Note up front: it's 'mattaku' (not kitaku), and 'ookunai' is a single word.
As for why they're both here: the former qualifies the latter. まったく means "entirely/thoroughly" or -when used with a negation- "not at all". おおくない is the negation of おおい, meaning "a lot/many/plenty". So together it's like saying "there is definitely not much" (I'm personally not fond of Duo's choice of translation; "not too much")
全く/まったく/mattaku is an intensifier or qualifier. It's fairly strong. quite/absolutely/entirely/completely/etc. I see it written in both kanji or hiragana. It's hard to given one comparative English word that would apply in all uses.
Leaving it out makes the statement a less forceful assertion.
まったく違うよー 。まったくちがうよー。mattaku chigau yo-
That's totally wrong! (You're way off base!) It's completely different!
違うよー 。ちがうよー。chigau yo-
No, that's wrong! That's not right!
全く期待はずれ。 まったく きたい はずれ。mattaku kitai hazure
It's completely disappointing. It totally didn't meet expectations.
期待はずれ。きたい はずれ。kitai hazure
It's disappointing. It doesn't meet expectations.
It can be used with positive or negative phrases.
It can also be used an exclamation (though it is not used in this fashion in this course). It's along the lines of expressing distaste, exasperation, surprise, disgust. Sort of like the English exclamations "Seriously?!" "Honestly?!" "Really?!" "Good grief!"
See Alcedo-Atthis' explanation further up in the discussion. It discusses some of this, too.
Alcedo-Atthis commented that the translation Duolingo offers is kind of odd; I agree that it makes it harder to understand why you'd want to say this, given the suggested translation.
If you think of 'mattaku' as an intensifier, and 'ookunai' as not much, you can get the slightly more useful translation as 'definitely not much'.
Imagine the following scenario -
A: I wonder if there is enough food for the party... B: There is definitely not much food here! (You probably want more.)
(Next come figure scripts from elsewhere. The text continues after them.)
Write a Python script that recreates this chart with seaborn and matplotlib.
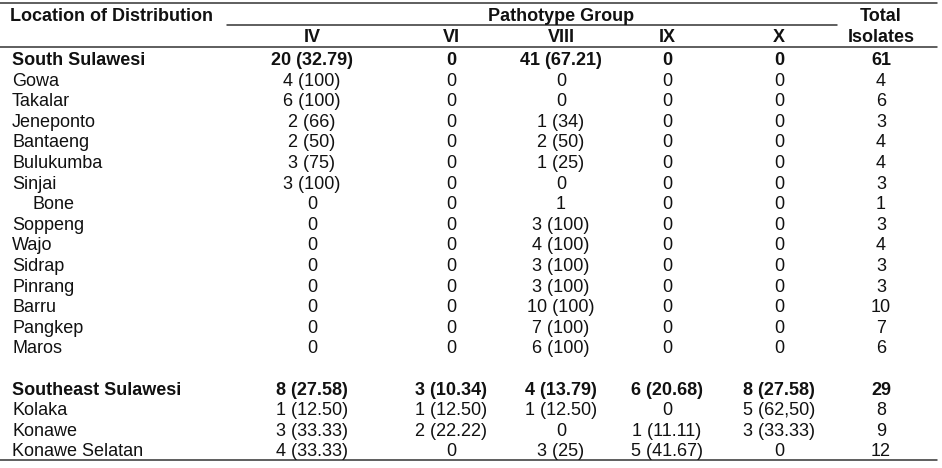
import matplotlib
matplotlib.use("Agg")
import matplotlib.pyplot as plt
import seaborn as sns

# table data
locations = ["South Sulawesi", "Gowa", "Takalar", "Jeneponto", "Bantaeng", "Bulukumba",
             "Sinjai", "Bone", "Soppeng", "Wajo", "Sidrap", "Pinrang", "Barru", "Pangkep",
             "Maros", "", "Southeast Sulawesi", "Kolaka", "Konawe", "Konawe Selatan"]
group_iv = ["20 (32.79)", "4 (100)", "6 (100)", "2 (66)", "2 (50)", "3 (75)", "3 (100)",
            "0", "0", "0", "0", "0", "0", "0", "0", "",
            "8 (27.58)", "1 (12.50)", "3 (33.33)", "4 (33.33)"]
group_vi = ["0", "0", "0", "0", "0", "0", "0", "0", "0", "0", "0", "0", "0", "0", "0", "",
            "3 (10.34)", "1 (12.50)", "2 (22.22)", "0"]
group_viii = ["41 (67.21)", "0", "0", "1 (34)", "2 (50)", "1 (25)", "0", "1", "3 (100)",
              "4 (100)", "3 (100)", "3 (100)", "10 (100)", "7 (100)", "6 (100)", "",
              "4 (13.79)", "1 (12.50)", "0", "3 (25)"]
group_ix = ["0", "0", "0", "0", "0", "0", "0", "0", "0", "0", "0", "0", "0", "0", "0", "",
            "6 (20.68)", "0", "1 (11.11)", "5 (41.67)"]
group_x = ["0", "0", "0", "0", "0", "0", "0", "0", "0", "0", "0", "0", "0", "0", "0", "",
           "8 (27.58)", "5 (62,50)", "3 (33.33)", "0"]
total_isolates = ["61", "4", "6", "3", "4", "4", "3", "1", "3", "4", "3", "3", "10", "7", "6", "",
                  "29", "8", "9", "12"]
group_labels = ["IV", "VI", "VIII", "IX", "X"]
bold_rows = ["South Sulawesi", "Southeast Sulawesi"]

sns.set_theme(style="white")
plt.rcParams["font.family"] = ["Liberation Sans", "DejaVu Sans"]

fig = plt.figure(figsize=(9.42, 4.68), dpi=100)
ax = fig.add_axes([0, 0, 1, 1])
ax.set_xlim(0, 942)
ax.set_ylim(468, 0)
ax.axis("off")

fs = 13
ink = "#111111"
line_c = "#333333"
col_x = [312, 451, 561, 667, 779]
total_x = 881
row0, step = 60.5, 20.6
dy = 2.5  # va="center" sits a little high

# rules
ax.plot([0, 937], [3, 3], color=line_c, lw=1.1)
ax.plot([227, 837], [24.5, 24.5], color=line_c, lw=1.1)
ax.plot([0, 937], [47, 47], color=line_c, lw=1.1)
ax.plot([0, 937], [459.5, 459.5], color=line_c, lw=1.1)

# header
ax.text(10, 14 + dy, "Location of Distribution", fontsize=fs, fontweight="bold", color=ink, va="center")
ax.text(col_x[2], 14 + dy, "Pathotype Group", fontsize=fs, fontweight="bold", color=ink, ha="center", va="center")
ax.text(total_x, 14 + dy, "Total", fontsize=fs, fontweight="bold", color=ink, ha="center", va="center")
ax.text(total_x, 35 + dy, "Isolates", fontsize=fs, fontweight="bold", color=ink, ha="center", va="center")
for x, lab in zip(col_x, group_labels):
    ax.text(x, 35 + dy, lab, fontsize=fs, fontweight="bold", color=ink, ha="center", va="center")

# body
columns = [group_iv, group_vi, group_viii, group_ix, group_x]
for i, loc in enumerate(locations):
    y = row0 + i * step
    weight = "bold" if loc in bold_rows else "normal"
    lx = 32 if loc == "Bone" else 12
    ax.text(lx, y, loc, fontsize=fs, fontweight=weight, color=ink, va="center")
    for x, col in zip(col_x, columns):
        ax.text(x, y, col[i], fontsize=fs, fontweight=weight, color=ink, ha="center", va="center")
    ax.text(total_x, y, total_isolates[i], fontsize=fs, fontweight=weight, color=ink, ha="center", va="center")

fig.savefig("out.png", dpi=100)
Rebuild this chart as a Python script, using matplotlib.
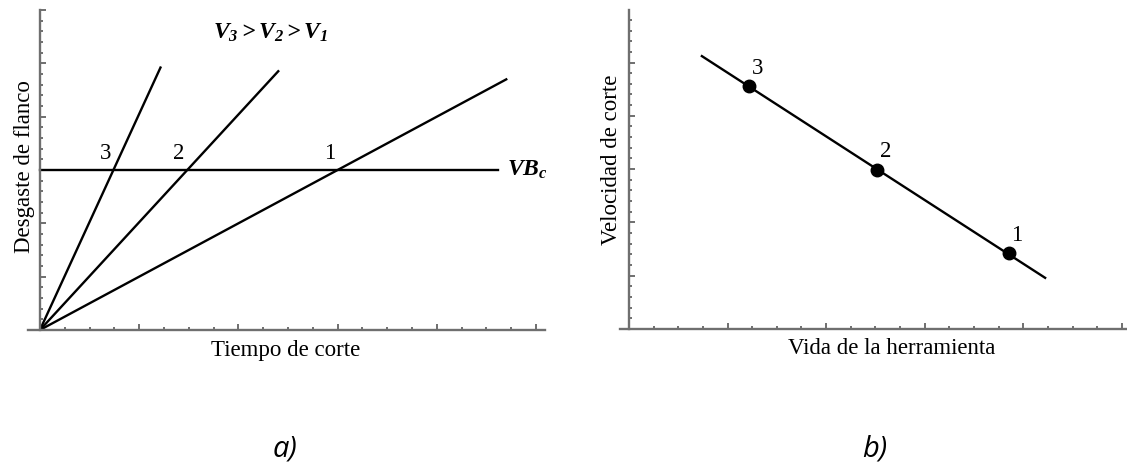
import matplotlib
matplotlib.use('Agg')
import matplotlib.pyplot as plt
from matplotlib.ticker import MultipleLocator

plt.rcParams['font.family'] = ['Liberation Serif', 'DejaVu Serif']
plt.rcParams['mathtext.fontset'] = 'custom'
plt.rcParams['mathtext.it'] = 'Liberation Serif:italic:bold'
plt.rcParams['mathtext.rm'] = 'Liberation Serif:italic:bold'
plt.rcParams['mathtext.bf'] = 'Liberation Serif:italic:bold'

# a) flank wear vs cutting time, one line per cutting speed (1, 2, 3)
speed_labels = ['1', '2', '3']
wear_slopes = [1.0, 2.02, 4.05]
time_end = [4.71, 2.41, 1.22]
vb_critical = 3.0
vb_line_end = 4.62

# b) cutting speed vs tool life
life_points = [3.85, 2.52, 1.22]
speed_points = [1.42, 2.99, 4.55]
life_line = [0.74, 4.22]
speed_line = [5.12, 0.96]

W, H = 1127, 465
fig = plt.figure(figsize=(W / 100, H / 100), dpi=100)

AX_GRAY = '#6f6f6f'
FS = 16.5


def px_box(left, right, top, bottom):
    return [left / W, 1 - bottom / H, (right - left) / W, (bottom - top) / H]


def style_axes(ax, xlim, ylim):
    ax.set_xlim(*xlim)
    ax.set_ylim(*ylim)
    for s in ['top', 'right']:
        ax.spines[s].set_visible(False)
    ax.spines['left'].set_position(('data', 0))
    for s in ['left', 'bottom']:
        ax.spines[s].set_color(AX_GRAY)
        ax.spines[s].set_linewidth(1.7)
    ax.xaxis.set_major_locator(MultipleLocator(1))
    ax.xaxis.set_minor_locator(MultipleLocator(0.25))
    ax.yaxis.set_major_locator(MultipleLocator(1))
    ax.yaxis.set_minor_locator(MultipleLocator(0.2))
    ax.tick_params(which='both', direction='in', color=AX_GRAY, width=1.4,
                   labelbottom=False, labelleft=False)
    ax.tick_params(which='major', length=4.2)
    ax.tick_params(which='minor', length=2.4)
    ax.patch.set_alpha(0)


# ---- panel a)
ax1 = fig.add_axes(px_box(28, 545, 10, 330))
style_axes(ax1, (-0.12, 5.09), (0, 6))

for lab, k, t in zip(speed_labels, wear_slopes, time_end):
    ax1.plot([0, t], [0, k * t], color='black', lw=1.7, solid_capstyle='butt')
    ax1.annotate(lab, (vb_critical / k, vb_critical), xytext=(-6, 12),
                 textcoords='offset points', ha='center', va='center',
                 fontsize=FS)

ax1.plot([0, vb_line_end], [vb_critical, vb_critical], color='black', lw=1.7)
ax1.annotate(r'$VB_c$', (vb_line_end, vb_critical), xytext=(6, 0),
             textcoords='offset points', ha='left', va='center', fontsize=17)
ax1.text(2.32, 5.58, r'$V_3 > V_2 > V_1$', ha='center', va='center',
         fontsize=17)

fig.text(25 / W, 1 - 167 / H, 'Desgaste de flanco', rotation=90,
         ha='center', va='center', fontsize=FS)
fig.text(286 / W, 1 - 350 / H, 'Tiempo de corte', ha='center',
         va='center', fontsize=FS)

# ---- panel b)
ax2 = fig.add_axes(px_box(620, 1127, 10, 329))
style_axes(ax2, (-0.09, 5.05), (0, 5.985))

ax2.plot(life_line, speed_line, color='black', lw=1.7)
ax2.plot(life_points, speed_points, 'o', color='black', markersize=9)
for lab, x, y in zip(speed_labels, life_points, speed_points):
    ax2.annotate(lab, (x, y), xytext=(6, 13), textcoords='offset points',
                 ha='center', va='center', fontsize=FS)

fig.text(612 / W, 1 - 160 / H, 'Velocidad de corte', rotation=90,
         ha='center', va='center', fontsize=FS)
fig.text(892 / W, 1 - 348 / H, 'Vida de la herramienta', ha='center',
         va='center', fontsize=FS)

# ---- panel captions
fig.text(285 / W, 1 - 449 / H, 'a)', ha='center', va='center',
         fontsize=21, style='italic', family=['Open Sans', 'DejaVu Sans'])
fig.text(875 / W, 1 - 449 / H, 'b)', ha='center', va='center',
         fontsize=21, style='italic', family=['Open Sans', 'DejaVu Sans'])

fig.savefig('out.png', dpi=100)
A: パーティは食べ物が充分あるかなぁ？ B: まったく多くないよー
A: パーティは たべもの が じゅうぶん ある かなぁ？ B: まったく おおくない よー
The intensity of the added まったく makes it more imperative you'd want more food than what's present.
As IsolaCiao mentions, the translation offered by the Duolingo Japanese staff does make sense from a native Japanese speaker's point of view. But the English is a bit odd.
I think this is a great example of why thinking about Japanese in terms of English is ultimately counter-productive in the long term.
If you can get into thinking about Japanese in terms of Japanese, you'll be better off.
But it's totally natural to try and speed up your processing of a new language in terms of the language you understand the best; you've got to start somewhere!
I know it's not the dictionary definition, but I agree with duolingo, in Japanese daily life "ooi" means "too much", so "ookunai" would mean "not too much".
I think jessfitzgerald gave a great explanation of the nuance of using "mattaku" or not using it. Clearly the English translation here doesn't do anything to signal whether we should use "mattaku" or not.
多くないです(ooku nai desu) and 多くない (ookunai) mean the same thing. Use of です 'softens' the phrase, and makes it sound more polite. ない is a 'rougher', less formal word when used without です.
Textbooks and teaching often default to using polite conjugations.
This duo course does use both, which is good - it's helpful to be exposed to various levels of politeness and conjugation. It is not always consistent about accepting both, which is not so good. It also doesn't explain why and when you'd want to use one versus the other, which also isn't very good.